▶ EXERCISE DETAILS: Retype only what runs from the beginning of the data through the line with "cr_share = [0.161, 0.177, 0.187]"; please omit the pictures and keep every line exact.

▶ PROVIDED MATERIAL:
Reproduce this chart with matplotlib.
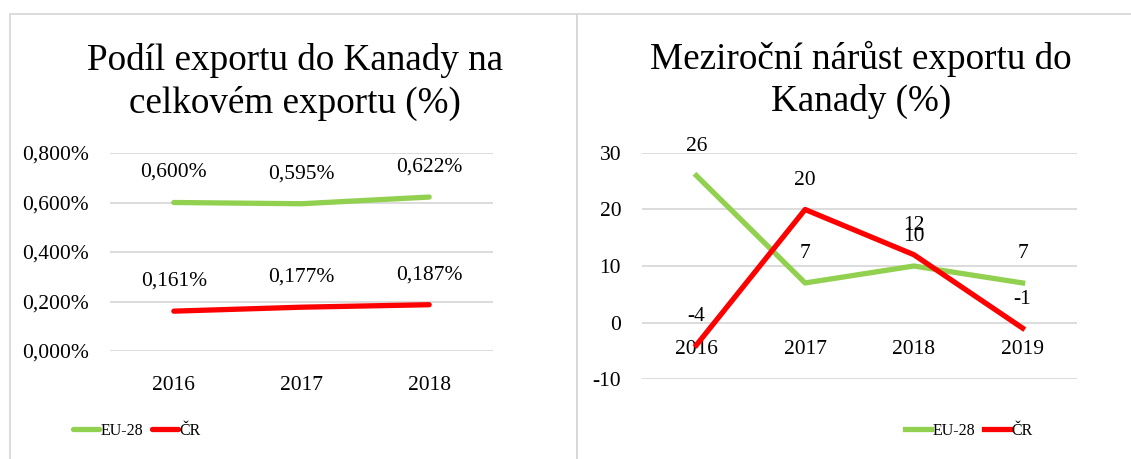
import matplotlib.pyplot as plt
from matplotlib.patches import Rectangle

plt.rcParams['font.family'] = ['Liberation Serif', 'DejaVu Serif']
plt.rcParams['axes.unicode_minus'] = False

# data
years_share = ['2016', '2017', '2018']
eu_share = [0.600, 0.595, 0.622]
cr_share = [0.161, 0.177, 0.187]

years_growth = ['2016', '2017', '2018', '2019']
eu_growth = [26, 7, 10, 7]
cr_growth = [-4, 20, 12, -1]

GREEN = '#92d050'
RED = '#ff0000'
GRID = '#d9d9d9'

W, H = 1131, 459
fig = plt.figure(figsize=(W / 100, H / 100), dpi=100)


def px_axes(x0, y0, x1, y1):
    # pixel box (top-left origin) -> figure axes
    return fig.add_axes([x0 / W, 1 - y1 / H, (x1 - x0) / W, (y1 - y0) / H])


# panel borders
for x0, x1 in [(10, 577), (577, 1140)]:
    fig.patches.append(Rectangle((x0 / W, -0.05), (x1 - x0) / W, 1 - 14 / H + 0.05,
                                 transform=fig.transFigure, fill=False,
                                 ec=GRID, lw=1.3))


def style(ax):
    for s in ax.spines.values():
        s.set_visible(False)
    ax.grid(axis='y', color=GRID, lw=1.3)
    ax.set_axisbelow(True)
    ax.tick_params(length=0, labelsize=15.5)
    ax.tick_params(axis='y', pad=15)


def pct(v):
    return f'{v:.3f}%'.replace('.', ',')


# left chart
ax1 = px_axes(110, 153, 493, 351)
style(ax1)
x = range(len(years_share))
ax1.plot(x, eu_share, color=GREEN, lw=3.8, solid_capstyle='round', label='EU-28')
ax1.plot(x, cr_share, color=RED, lw=3.8, solid_capstyle='round', label='ČR')
for series in (eu_share, cr_share):
    for xi, v in zip(x, series):
        ax1.annotate(pct(v), (xi, v), xytext=(0, 30), textcoords='offset pixels',
                     ha='center', va='center', fontsize=15.5)
ax1.set_xlim(-0.5, 2.5)
ax1.set_ylim(0, 0.8)
ticks = [0, 0.2, 0.4, 0.6, 0.8]
ax1.set_yticks(ticks)
ax1.set_yticklabels([pct(t) for t in ticks])
ax1.set_xticks(list(x))
ax1.set_xticklabels(years_share)
ax1.tick_params(axis='x', pad=18)
fig.text(295 / W, 1 - 82 / H, 'Podíl exportu do Kanady na\ncelkovém exportu (%)',
         ha='center', va='center', fontsize=26.7, linespacing=1.3)
ax1.legend(loc='center', bbox_to_anchor=(137 / W, 1 - 431 / H),
           bbox_transform=fig.transFigure, ncol=2, frameon=False, fontsize=11.5,
           handlelength=1.6, handletextpad=0.1, columnspacing=0.6)

# right chart
ax2 = px_axes(642, 153, 1077, 379)
style(ax2)
x2 = range(len(years_growth))
ax2.plot(x2, eu_growth, color=GREEN, lw=3.8, label='EU-28', zorder=3)
ax2.plot(x2, cr_growth, color=RED, lw=3.8, label='ČR', zorder=4)
for series in (eu_growth, cr_growth):
    for xi, v in zip(x2, series):
        ax2.annotate(str(v), (xi, v), xytext=(0, 29), textcoords='offset pixels',
                     ha='center', va='center', fontsize=15.5, zorder=5)
ax2.set_xlim(-0.5, 3.5)
ax2.set_ylim(-10, 30)
ax2.set_yticks([-10, 0, 10, 20, 30])
ax2.set_xticks([])
# category labels sit at the zero line
for xi, lab in zip(x2, years_growth):
    ax2.annotate(lab, (xi, 0), xytext=(0, -27), textcoords='offset pixels',
                 ha='center', va='center', fontsize=15.5, zorder=2)
fig.text(861 / W, 1 - 80 / H, 'Meziroční nárůst exportu do\nKanady (%)',
         ha='center', va='center', fontsize=26.7, linespacing=1.25)
ax2.legend(loc='center', bbox_to_anchor=(969 / W, 1 - 431 / H),
           bbox_transform=fig.transFigure, ncol=2, frameon=False, fontsize=11.5,
           handlelength=1.6, handletextpad=0.1, columnspacing=0.6)

fig.savefig('out.png', dpi=100)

▶ EXERCISE SOLUTION:
Reproduce this chart with matplotlib.
import matplotlib.pyplot as plt
from matplotlib.patches import Rectangle

plt.rcParams['font.family'] = ['Liberation Serif', 'DejaVu Serif']
plt.rcParams['axes.unicode_minus'] = False

# data
years_share = ['2016', '2017', '2018']
eu_share = [0.600, 0.595, 0.622]
cr_share = [0.161, 0.177, 0.187]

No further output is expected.